Your instructions:
Among the lines of the listing below, retype exactly those from the one containing "Output the Python" through the one containing "nothing_wrong = [14, 16, 20, 17]", both included. Do not include pictures.

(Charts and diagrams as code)
....................

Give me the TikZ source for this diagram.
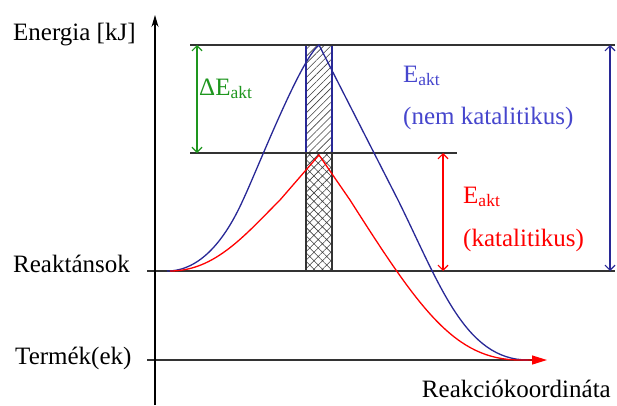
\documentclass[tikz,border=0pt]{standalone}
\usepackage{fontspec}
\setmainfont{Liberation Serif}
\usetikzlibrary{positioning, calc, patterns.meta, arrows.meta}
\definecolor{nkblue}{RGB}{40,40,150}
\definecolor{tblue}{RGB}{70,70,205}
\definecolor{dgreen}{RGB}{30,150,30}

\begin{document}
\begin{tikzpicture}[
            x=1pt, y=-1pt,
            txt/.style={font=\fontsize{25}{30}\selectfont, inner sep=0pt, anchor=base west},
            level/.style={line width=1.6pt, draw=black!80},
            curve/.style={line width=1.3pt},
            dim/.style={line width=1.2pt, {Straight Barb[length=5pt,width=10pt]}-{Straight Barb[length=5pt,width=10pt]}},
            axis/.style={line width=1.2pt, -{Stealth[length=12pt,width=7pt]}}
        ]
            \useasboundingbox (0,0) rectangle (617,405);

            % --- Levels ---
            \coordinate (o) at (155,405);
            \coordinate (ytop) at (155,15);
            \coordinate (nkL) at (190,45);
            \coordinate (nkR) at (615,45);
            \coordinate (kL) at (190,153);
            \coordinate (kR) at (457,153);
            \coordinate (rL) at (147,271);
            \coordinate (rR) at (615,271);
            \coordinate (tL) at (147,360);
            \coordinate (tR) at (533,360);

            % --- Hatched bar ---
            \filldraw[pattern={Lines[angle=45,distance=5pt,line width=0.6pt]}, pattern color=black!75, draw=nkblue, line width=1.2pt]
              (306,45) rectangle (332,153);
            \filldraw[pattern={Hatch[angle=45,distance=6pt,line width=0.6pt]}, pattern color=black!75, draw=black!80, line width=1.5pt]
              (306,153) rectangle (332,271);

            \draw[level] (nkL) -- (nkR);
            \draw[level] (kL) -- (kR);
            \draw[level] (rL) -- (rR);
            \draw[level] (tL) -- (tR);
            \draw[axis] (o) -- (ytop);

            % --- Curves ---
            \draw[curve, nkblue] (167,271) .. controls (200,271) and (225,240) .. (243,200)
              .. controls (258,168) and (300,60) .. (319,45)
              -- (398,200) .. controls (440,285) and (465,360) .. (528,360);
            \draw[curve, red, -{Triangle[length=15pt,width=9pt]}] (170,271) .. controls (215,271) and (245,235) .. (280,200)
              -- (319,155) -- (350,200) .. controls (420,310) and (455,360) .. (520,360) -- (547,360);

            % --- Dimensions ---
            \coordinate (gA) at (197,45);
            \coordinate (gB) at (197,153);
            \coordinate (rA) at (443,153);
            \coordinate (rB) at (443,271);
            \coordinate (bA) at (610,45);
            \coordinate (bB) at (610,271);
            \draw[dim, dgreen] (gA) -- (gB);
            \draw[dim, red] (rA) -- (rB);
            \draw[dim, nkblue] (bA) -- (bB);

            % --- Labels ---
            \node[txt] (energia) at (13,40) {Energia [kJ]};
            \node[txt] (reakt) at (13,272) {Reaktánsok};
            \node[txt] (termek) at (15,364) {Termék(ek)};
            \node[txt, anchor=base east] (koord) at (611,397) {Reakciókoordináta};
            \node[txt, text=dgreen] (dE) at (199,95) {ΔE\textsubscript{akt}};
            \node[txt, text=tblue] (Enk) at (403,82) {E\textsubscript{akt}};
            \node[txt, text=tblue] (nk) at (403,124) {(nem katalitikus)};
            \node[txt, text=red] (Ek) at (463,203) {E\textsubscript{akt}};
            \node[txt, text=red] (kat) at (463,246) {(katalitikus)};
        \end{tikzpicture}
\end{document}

....................

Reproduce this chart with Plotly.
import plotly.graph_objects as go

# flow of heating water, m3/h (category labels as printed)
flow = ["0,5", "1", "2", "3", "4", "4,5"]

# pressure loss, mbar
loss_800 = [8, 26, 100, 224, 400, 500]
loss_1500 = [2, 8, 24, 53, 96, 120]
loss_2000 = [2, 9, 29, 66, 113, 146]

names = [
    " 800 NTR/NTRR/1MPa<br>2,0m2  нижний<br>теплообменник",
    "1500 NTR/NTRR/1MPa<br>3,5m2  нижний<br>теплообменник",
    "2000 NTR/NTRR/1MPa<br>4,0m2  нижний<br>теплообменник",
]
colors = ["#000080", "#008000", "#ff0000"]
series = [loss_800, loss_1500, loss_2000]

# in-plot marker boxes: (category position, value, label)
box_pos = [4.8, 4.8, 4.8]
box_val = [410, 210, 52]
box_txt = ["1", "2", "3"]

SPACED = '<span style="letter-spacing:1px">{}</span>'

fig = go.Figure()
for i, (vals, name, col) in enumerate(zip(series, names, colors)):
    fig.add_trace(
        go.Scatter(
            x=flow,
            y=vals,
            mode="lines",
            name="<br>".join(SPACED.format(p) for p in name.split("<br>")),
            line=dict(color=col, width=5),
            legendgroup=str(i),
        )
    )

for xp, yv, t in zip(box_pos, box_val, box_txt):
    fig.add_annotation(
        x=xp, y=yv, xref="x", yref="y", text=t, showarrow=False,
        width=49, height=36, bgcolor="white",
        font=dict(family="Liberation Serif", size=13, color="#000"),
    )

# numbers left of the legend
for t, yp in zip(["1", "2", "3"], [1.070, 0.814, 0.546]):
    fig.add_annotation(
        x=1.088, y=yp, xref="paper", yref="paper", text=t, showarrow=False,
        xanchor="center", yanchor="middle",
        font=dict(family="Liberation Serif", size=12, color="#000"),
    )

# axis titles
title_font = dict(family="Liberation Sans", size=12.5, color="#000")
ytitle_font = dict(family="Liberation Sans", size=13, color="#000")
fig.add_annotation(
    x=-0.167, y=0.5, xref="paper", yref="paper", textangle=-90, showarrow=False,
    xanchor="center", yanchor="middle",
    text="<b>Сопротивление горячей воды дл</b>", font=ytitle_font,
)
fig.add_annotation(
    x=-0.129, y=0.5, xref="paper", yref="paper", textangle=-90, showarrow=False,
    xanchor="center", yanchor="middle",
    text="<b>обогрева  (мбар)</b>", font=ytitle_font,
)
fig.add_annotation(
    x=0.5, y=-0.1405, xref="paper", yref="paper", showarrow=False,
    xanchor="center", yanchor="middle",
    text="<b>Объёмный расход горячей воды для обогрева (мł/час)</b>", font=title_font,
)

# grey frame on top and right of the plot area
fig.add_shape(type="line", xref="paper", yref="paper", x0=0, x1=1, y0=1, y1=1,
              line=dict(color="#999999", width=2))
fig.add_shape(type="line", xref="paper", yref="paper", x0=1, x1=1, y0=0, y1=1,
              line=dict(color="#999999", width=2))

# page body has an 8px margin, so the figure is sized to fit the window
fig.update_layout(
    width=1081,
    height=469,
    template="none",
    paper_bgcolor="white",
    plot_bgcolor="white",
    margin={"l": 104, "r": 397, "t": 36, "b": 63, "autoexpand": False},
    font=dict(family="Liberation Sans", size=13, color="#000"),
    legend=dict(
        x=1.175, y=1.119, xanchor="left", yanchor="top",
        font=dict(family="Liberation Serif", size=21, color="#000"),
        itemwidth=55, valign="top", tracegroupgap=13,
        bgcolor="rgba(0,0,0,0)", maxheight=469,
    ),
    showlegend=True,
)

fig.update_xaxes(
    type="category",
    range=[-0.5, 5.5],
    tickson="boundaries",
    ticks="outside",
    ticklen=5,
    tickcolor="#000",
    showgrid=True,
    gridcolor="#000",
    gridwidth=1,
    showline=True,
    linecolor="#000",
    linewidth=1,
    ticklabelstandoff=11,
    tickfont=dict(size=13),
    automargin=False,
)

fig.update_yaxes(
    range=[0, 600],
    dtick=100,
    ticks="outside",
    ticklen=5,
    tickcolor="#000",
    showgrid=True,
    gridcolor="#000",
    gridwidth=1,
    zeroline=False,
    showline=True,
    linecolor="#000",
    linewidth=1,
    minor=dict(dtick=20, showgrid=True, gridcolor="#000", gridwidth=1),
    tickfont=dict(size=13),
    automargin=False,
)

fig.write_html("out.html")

....................

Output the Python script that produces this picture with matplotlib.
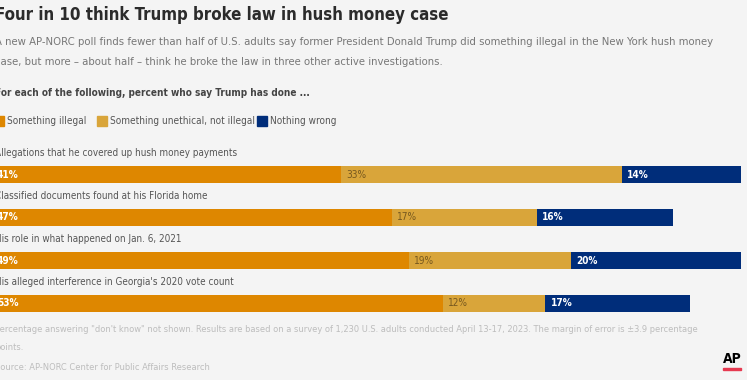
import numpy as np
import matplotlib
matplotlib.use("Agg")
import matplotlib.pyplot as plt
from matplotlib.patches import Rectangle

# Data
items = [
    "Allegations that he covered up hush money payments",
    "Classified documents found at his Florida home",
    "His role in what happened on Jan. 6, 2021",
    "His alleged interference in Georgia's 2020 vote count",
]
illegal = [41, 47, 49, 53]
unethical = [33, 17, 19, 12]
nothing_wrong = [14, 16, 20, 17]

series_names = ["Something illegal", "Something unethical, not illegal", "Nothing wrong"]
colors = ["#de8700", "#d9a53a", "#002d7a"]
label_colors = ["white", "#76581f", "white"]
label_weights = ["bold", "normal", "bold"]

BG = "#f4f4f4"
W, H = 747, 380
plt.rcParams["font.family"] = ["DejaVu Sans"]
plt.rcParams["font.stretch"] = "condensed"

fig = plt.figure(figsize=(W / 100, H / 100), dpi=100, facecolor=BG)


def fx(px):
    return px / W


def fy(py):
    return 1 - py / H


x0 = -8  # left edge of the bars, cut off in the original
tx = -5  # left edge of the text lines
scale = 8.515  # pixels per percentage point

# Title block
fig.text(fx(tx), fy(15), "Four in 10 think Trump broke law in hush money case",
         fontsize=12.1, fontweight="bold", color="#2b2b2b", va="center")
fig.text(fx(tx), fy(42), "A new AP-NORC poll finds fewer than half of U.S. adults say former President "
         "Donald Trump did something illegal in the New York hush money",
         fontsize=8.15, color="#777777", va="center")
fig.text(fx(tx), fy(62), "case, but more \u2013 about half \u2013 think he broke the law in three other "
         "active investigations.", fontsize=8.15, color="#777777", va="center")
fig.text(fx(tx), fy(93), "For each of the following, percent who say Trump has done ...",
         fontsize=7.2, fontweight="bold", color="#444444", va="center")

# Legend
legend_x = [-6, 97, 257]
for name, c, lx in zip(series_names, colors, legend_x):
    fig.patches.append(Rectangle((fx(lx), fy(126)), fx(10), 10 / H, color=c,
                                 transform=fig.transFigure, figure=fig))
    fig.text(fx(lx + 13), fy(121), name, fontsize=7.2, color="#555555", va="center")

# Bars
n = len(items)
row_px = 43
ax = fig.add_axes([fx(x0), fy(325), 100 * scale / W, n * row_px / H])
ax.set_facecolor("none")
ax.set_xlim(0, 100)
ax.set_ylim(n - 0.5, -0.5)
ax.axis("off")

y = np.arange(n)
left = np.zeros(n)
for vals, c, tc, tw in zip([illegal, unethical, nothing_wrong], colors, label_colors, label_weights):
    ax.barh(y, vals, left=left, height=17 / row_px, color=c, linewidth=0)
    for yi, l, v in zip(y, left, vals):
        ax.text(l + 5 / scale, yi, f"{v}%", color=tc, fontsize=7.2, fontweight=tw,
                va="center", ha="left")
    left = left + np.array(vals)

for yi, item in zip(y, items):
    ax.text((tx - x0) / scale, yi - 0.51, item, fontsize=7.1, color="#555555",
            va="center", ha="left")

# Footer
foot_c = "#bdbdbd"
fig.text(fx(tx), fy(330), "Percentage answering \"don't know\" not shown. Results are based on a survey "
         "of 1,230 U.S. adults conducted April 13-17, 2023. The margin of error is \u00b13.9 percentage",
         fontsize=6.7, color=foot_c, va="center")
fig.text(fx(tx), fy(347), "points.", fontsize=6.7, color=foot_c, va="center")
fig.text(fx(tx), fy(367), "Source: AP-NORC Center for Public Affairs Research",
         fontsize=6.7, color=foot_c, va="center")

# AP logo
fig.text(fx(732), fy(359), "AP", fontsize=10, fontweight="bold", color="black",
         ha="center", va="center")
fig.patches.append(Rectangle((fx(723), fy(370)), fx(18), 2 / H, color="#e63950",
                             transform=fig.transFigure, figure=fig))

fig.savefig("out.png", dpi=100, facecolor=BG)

....................

Exercise solution:
Output the Python script that produces this picture with matplotlib.
import numpy as np
import matplotlib
matplotlib.use("Agg")
import matplotlib.pyplot as plt
from matplotlib.patches import Rectangle

# Data
items = [
    "Allegations that he covered up hush money payments",
    "Classified documents found at his Florida home",
    "His role in what happened on Jan. 6, 2021",
    "His alleged interference in Georgia's 2020 vote count",
]
illegal = [41, 47, 49, 53]
unethical = [33, 17, 19, 12]
nothing_wrong = [14, 16, 20, 17]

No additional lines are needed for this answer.